What to work on: Scan the data. Collect each line that contains the word "this".
--- --- ---
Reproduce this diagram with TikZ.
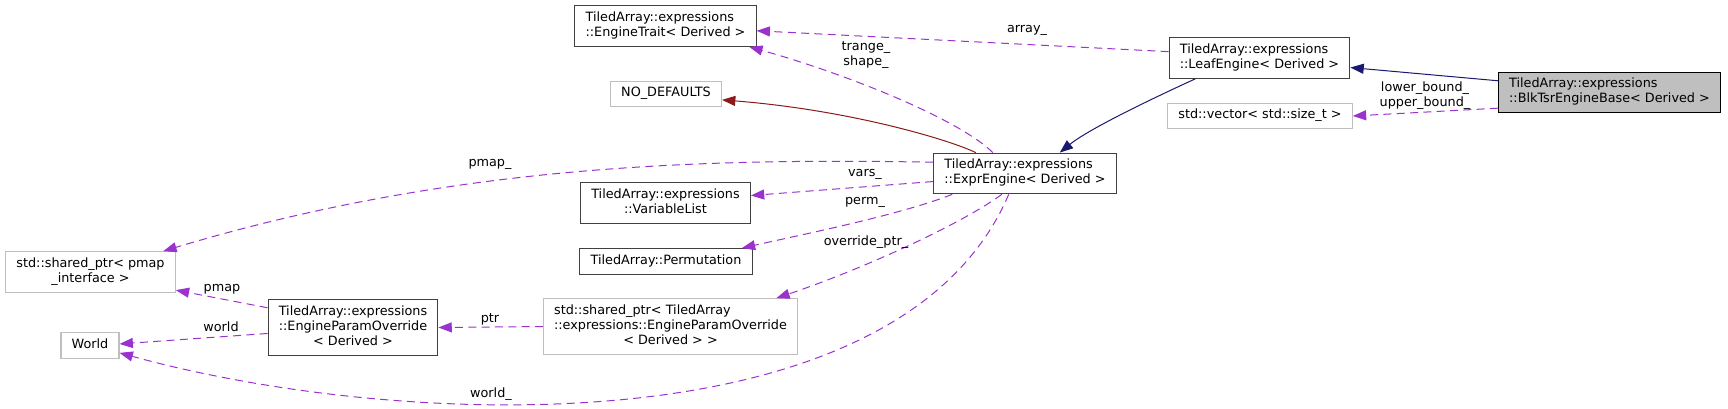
\documentclass[tikz,border=0pt]{standalone}
\usepackage{fontspec}
\setmainfont{DejaVu Sans}
\usetikzlibrary{arrows.meta}

\definecolor{edgep}{HTML}{9A32CD}
\definecolor{navyc}{HTML}{191970}
\definecolor{redc}{HTML}{8B1A1A}
\definecolor{greyc}{HTML}{BFBFBF}

\newcommand{\nlab}[1]{\begin{tabular}{@{}l@{}}#1\end{tabular}}
\newcommand{\ctr}[1]{\multicolumn{1}{@{}c@{}}{#1}}

\begin{document}
\begin{tikzpicture}[x=0.75pt,y=-0.75pt,font=\fontsize{9.6}{11.25}\selectfont,
  cls/.style={draw=black!75,line width=0.8pt,fill=white,inner xsep=8pt,inner ysep=4pt},
  ext/.style={cls,draw=greyc},
  cur/.style={cls,draw=black,fill=greyc},
  lbl/.style={inner sep=0pt},
  dep/.style={draw=edgep,line width=0.75pt,dash pattern=on 6pt off 4pt,-{Triangle[length=10pt,width=7.5pt]}},
  inh/.style={draw=navyc,line width=0.75pt,-{Triangle[length=10pt,width=7.5pt]}},
  targ/.style={draw=redc,line width=0.75pt,-{Triangle[length=10pt,width=7.5pt]}}]
\useasboundingbox (0,0) rectangle (1728,409);

% classes
\node[cls] (trait) at (665.5,26) {\nlab{TiledArray::expressions\\\ctr{::EngineTrait< Derived >}}};
\node[ext] (nodef) at (666,94) {\nlab{NO\_DEFAULTS}};
\node[cls] (leaf) at (1259.5,58) {\nlab{TiledArray::expressions\\\ctr{::LeafEngine< Derived >}}};
\node[cur] (blk) at (1609.5,92.5) {\nlab{TiledArray::expressions\\\ctr{::BlkTsrEngineBase< Derived >}}};
\node[ext] (vec) at (1260,116) {\nlab{std::vector< std::size\_t >}};
\node[cls] (expr) at (1025,173.5) {\nlab{TiledArray::expressions\\\ctr{::ExprEngine< Derived >}}};
\node[cls] (varl) at (665.5,203) {\nlab{TiledArray::expressions\\\ctr{::VariableList}}};
\node[cls] (perm) at (666,261.5) {\nlab{TiledArray::Permutation}};
\node[ext] (sptr) at (670.5,326.5) {\nlab{std::shared\_ptr< TiledArray\\::expressions::EngineParamOverride\\\ctr{< Derived > >}}};
\node[ext] (pmap) at (90.5,272) {\nlab{std::shared\_ptr< pmap\\\ctr{\_interface >}}};
\node[ext] (world) at (90,345.5) {\nlab{World}};
\node[cls] (epo) at (353,327.5) {\nlab{TiledArray::expressions\\::EngineParamOverride\\\ctr{< Derived >}}};

% inheritance and template edges
\draw[inh] (blk.174) -- (leaf.354);
\draw[inh] (leaf.198) .. controls (1160,95) and (1090,128) .. (expr.31);
\draw[targ] (expr.157) .. controls (950,140) and (850,110) .. (nodef.354);

% usage edges
\draw[dep] (expr.147) .. controls (960,120) and (850,75) .. (trait.346);
\draw[dep] (leaf.176) -- (trait.357);
\draw[dep] (blk.188) -- (vec.east);
\draw[dep] (expr.173) .. controls (700,158) and (450,165) .. (pmap.16);
\draw[dep] (expr.185) -- (varl.5);
\draw[dep] (expr.196) .. controls (900,215) and (800,235) .. (perm.10);
\draw[dep] (expr.222) .. controls (960,225) and (860,270) .. (sptr.15);
\draw[dep] (expr.232) .. controls (900,450) and (400,430) .. (world.346);
\draw[dep] (epo.167) -- (pmap.348);
\draw[dep] (epo.184) -- (world.3);
\draw[dep] (sptr.west) -- (epo.east);

% edge labels
\node[lbl,align=center] (ltrange) at (866,55) {trange\_\\shape\_};
\node[lbl] (larray) at (1027,30) {array\_};
\node[lbl,align=center] (lbound) at (1425,96) {lower\_bound\_\\upper\_bound\_};
\node[lbl] (lpmapu) at (490,164) {pmap\_};
\node[lbl] (lvars) at (865,174) {vars\_};
\node[lbl] (lperm) at (865,202) {perm\_};
\node[lbl] (lovr) at (866,242) {override\_ptr\_};
\node[lbl] (lworldu) at (491,394) {world\_};
\node[lbl] (lpmap) at (222,289) {pmap};
\node[lbl] (lworld) at (221,327) {world};
\node[lbl] (lptr) at (490,319) {ptr};

\end{tikzpicture}
\end{document}
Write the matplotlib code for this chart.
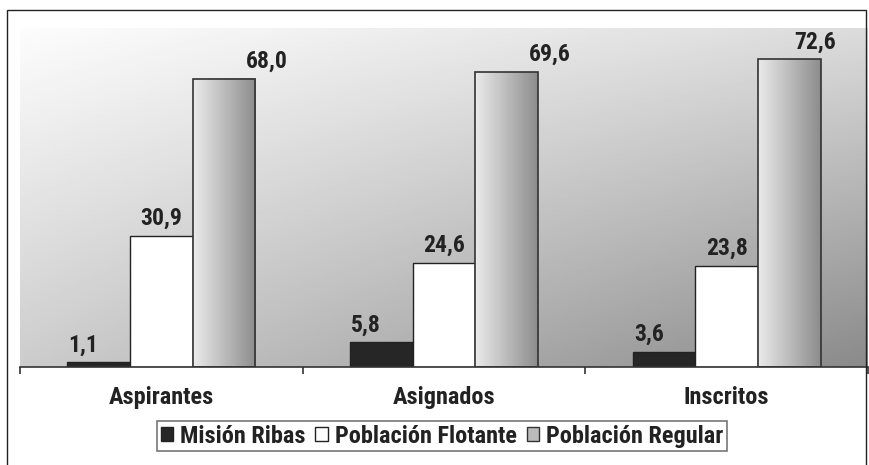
import numpy as np
import matplotlib
matplotlib.use('Agg')
import matplotlib.pyplot as plt
from matplotlib.patches import Rectangle, Patch

plt.rcParams['font.family'] = ['Roboto Condensed', 'PT Sans Narrow', 'DejaVu Sans']
plt.rcParams['font.weight'] = 'bold'

# Data
categories = ['Aspirantes', 'Asignados', 'Inscritos']
series = ['Misión Ribas', 'Población Flotante', 'Población Regular']
mision = [1.1, 5.8, 3.6]
flotante = [30.9, 24.6, 23.8]
regular = [68.0, 69.6, 72.6]

W, H = 870, 465
fig = plt.figure(figsize=(W / 100, H / 100), dpi=100)
fig.patch.set_facecolor('white')

# outer frame
fig.patches.append(Rectangle((7 / W, -0.01), (866 - 7) / W, 1 - 10 / H + 0.01,
                             transform=fig.transFigure, fill=False,
                             edgecolor='#222222', linewidth=1.0))

# plot area with diagonal gradient
left, right, top, bottom = 20, 868, 28, 367
ax = fig.add_axes([left / W, 1 - bottom / H, (right - left) / W, (bottom - top) / H])
ny, nx = 200, 400
xx, yy = np.meshgrid(np.linspace(0, 1, nx), np.linspace(0, 1, ny))
shade = 0.99 - 0.13 * xx - 0.19 * yy - 0.13 * xx * yy
shade = np.clip(shade, 0, 1)
ax.imshow(shade, cmap='gray', vmin=0, vmax=1, extent=[0, 1, 0, 1],
          transform=ax.transAxes, aspect='auto', zorder=0, origin='upper')

x = np.arange(len(categories))
bw = 0.222
b1 = ax.bar(x - bw, mision, bw, color='#262626', edgecolor='#222222', linewidth=1, zorder=2)
b2 = ax.bar(x, flotante, bw, color='white', edgecolor='#222222', linewidth=1, zorder=2)
b3 = ax.bar(x + bw, regular, bw, color='none', edgecolor='#333333', linewidth=1.2, zorder=3)

# horizontal gradient inside regular bars
grad = np.linspace(0.92, 0.55, 100).reshape(1, -1)
for p in b3:
    ax.imshow(grad, cmap='gray', vmin=0, vmax=1, aspect='auto', zorder=2,
              extent=[p.get_x(), p.get_x() + p.get_width(), 0, p.get_height()])

ax.set_xlim(-0.5, 2.5)
ax.set_ylim(0, 80)

# value labels (horizontal offsets in pixels per series)
offsets = [[-15, -15, -15], [0, 0, 0], [43, 43, 26]]
for bars, offs in zip([b1, b2, b3], offsets):
    for p, dx in zip(bars, offs):
        ax.annotate(f'{p.get_height():.1f}'.replace('.', ','),
                    (p.get_x() + p.get_width() / 2, p.get_height()),
                    xytext=(dx, 6), textcoords='offset pixels',
                    ha='center', va='bottom', fontsize=17, fontweight='bold',
                    color='#222222', zorder=4)

for s in ['top', 'right', 'left']:
    ax.spines[s].set_visible(False)
ax.spines['bottom'].set_color('#333333')
ax.spines['bottom'].set_linewidth(1.2)
ax.set_yticks([])
ax.set_xticks([-0.5, 0.5, 1.5, 2.5])
ax.set_xticklabels([])
ax.set_xticks(x, minor=True)
ax.set_xticklabels(categories, minor=True, fontsize=17.5, fontweight='bold', color='#222222')
ax.tick_params(axis='x', which='major', length=5, width=1.2, color='#333333')
ax.tick_params(axis='x', which='minor', length=0, pad=14)

handles = [Patch(facecolor='#262626', edgecolor='#222222'),
           Patch(facecolor='white', edgecolor='#222222'),
           Patch(facecolor='#bbbbbb', edgecolor='#333333')]
leg = fig.legend(handles, series, loc='center', bbox_to_anchor=(442 / W, 1 - 436 / H),
                 ncol=3, frameon=True, fancybox=False, fontsize=17.5,
                 handlelength=0.5, handleheight=0.5, handletextpad=0.3,
                 columnspacing=0.4, borderpad=0.15, edgecolor='#555555')
leg.get_frame().set_linewidth(1.2)
for t in leg.get_texts():
    t.set_color('#222222')
    t.set_fontweight('bold')

fig.savefig('out.png', dpi=100)
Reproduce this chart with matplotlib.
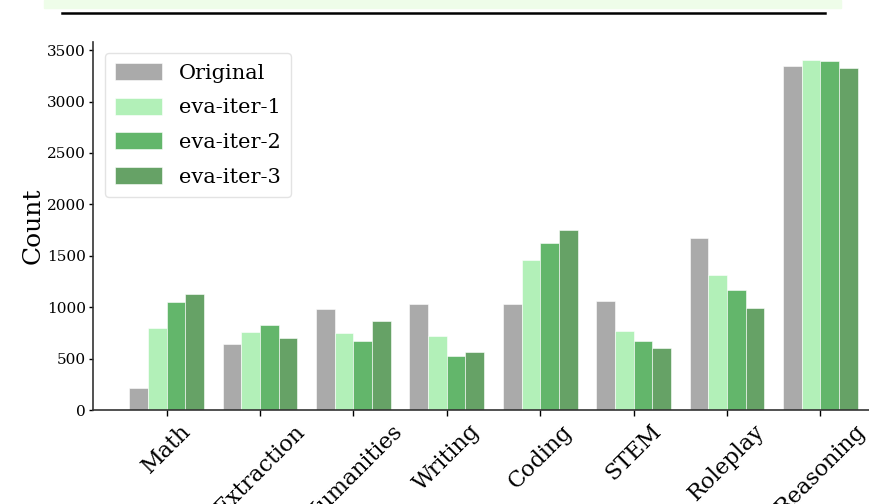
import matplotlib
matplotlib.use("Agg")
import matplotlib.pyplot as plt
import numpy as np
from matplotlib.patches import Rectangle
from matplotlib.lines import Line2D

categories = ["Math", "Extraction", "Humanities", "Writing", "Coding", "STEM", "Roleplay", "Reasoning"]
series_names = ["Original", "eva-iter-1", "eva-iter-2", "eva-iter-3"]
original = [217, 641, 982, 1027, 1027, 1059, 1672, 3347]
eva_iter_1 = [797, 761, 746, 719, 1455, 765, 1309, 3409]
eva_iter_2 = [1047, 826, 668, 525, 1626, 668, 1166, 3390]
eva_iter_3 = [1128, 697, 868, 567, 1747, 606, 988, 3324]
colors = ["#aaaaaa", "#b2f0b8", "#63b66b", "#66a266"]

plt.rcParams['font.family'] = ['DejaVu Serif']

fig = plt.figure(figsize=(8.69, 5.04), dpi=100)
ax = fig.add_axes([93/869, 1-410/504, (894-93)/869, (410-42)/504])

x = np.arange(len(categories))
w = 0.2
all_series = [original, eva_iter_1, eva_iter_2, eva_iter_3]
for i, (name, vals) in enumerate(zip(series_names, all_series)):
    ax.bar(x + (i - 1.5) * w, vals, width=w, color=colors[i], label=name,
           edgecolor="white", linewidth=0.4)

ax.set_xticks(x)
ax.set_xticklabels(categories, rotation=45, ha="center", fontsize=16)
ax.set_ylabel("Count", fontsize=18, labelpad=2)
ax.tick_params(axis="y", labelsize=11, length=3, width=1, pad=2)
ax.tick_params(axis="x", length=4, width=1)
for s in ["top", "right"]:
    ax.spines[s].set_visible(False)
for s in ["left", "bottom"]:
    ax.spines[s].set_linewidth(1.2)
    ax.spines[s].set_color("#333333")

leg = ax.legend(loc="upper left", bbox_to_anchor=(0.015, 0.97), borderaxespad=0,
                fontsize=15, frameon=True, fancybox=True, edgecolor="#dddddd",
                handlelength=2.25, handleheight=0.85, labelspacing=0.72,
                borderpad=0.5, handletextpad=0.8)

# page decoration from the screenshot
fig.patches.append(Rectangle((44/869, 1-8/504), (841-44)/869, 8/504,
                             transform=fig.transFigure, color="#eefde9", zorder=0))
fig.lines.append(Line2D([62/869, 825/869], [1-12.5/504, 1-12.5/504],
                        transform=fig.transFigure, color="black", linewidth=1.8))

fig.savefig("out.png", dpi=100)
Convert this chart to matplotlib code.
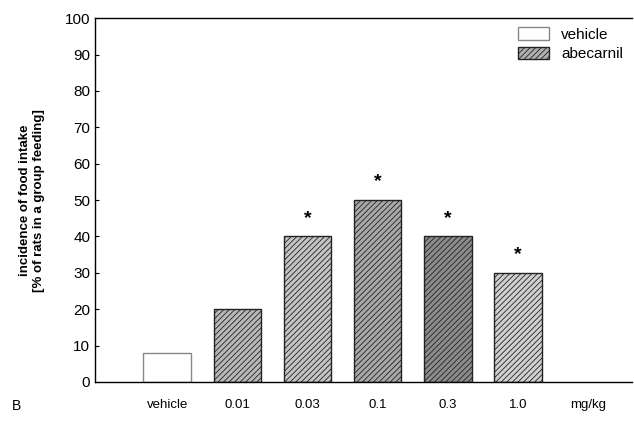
--- --- ---
Answer to the task:
Reproduce this diagram with TikZ.
Write the matplotlib code for this chart.
Reproduce this chart with matplotlib.
Convert this chart to matplotlib code.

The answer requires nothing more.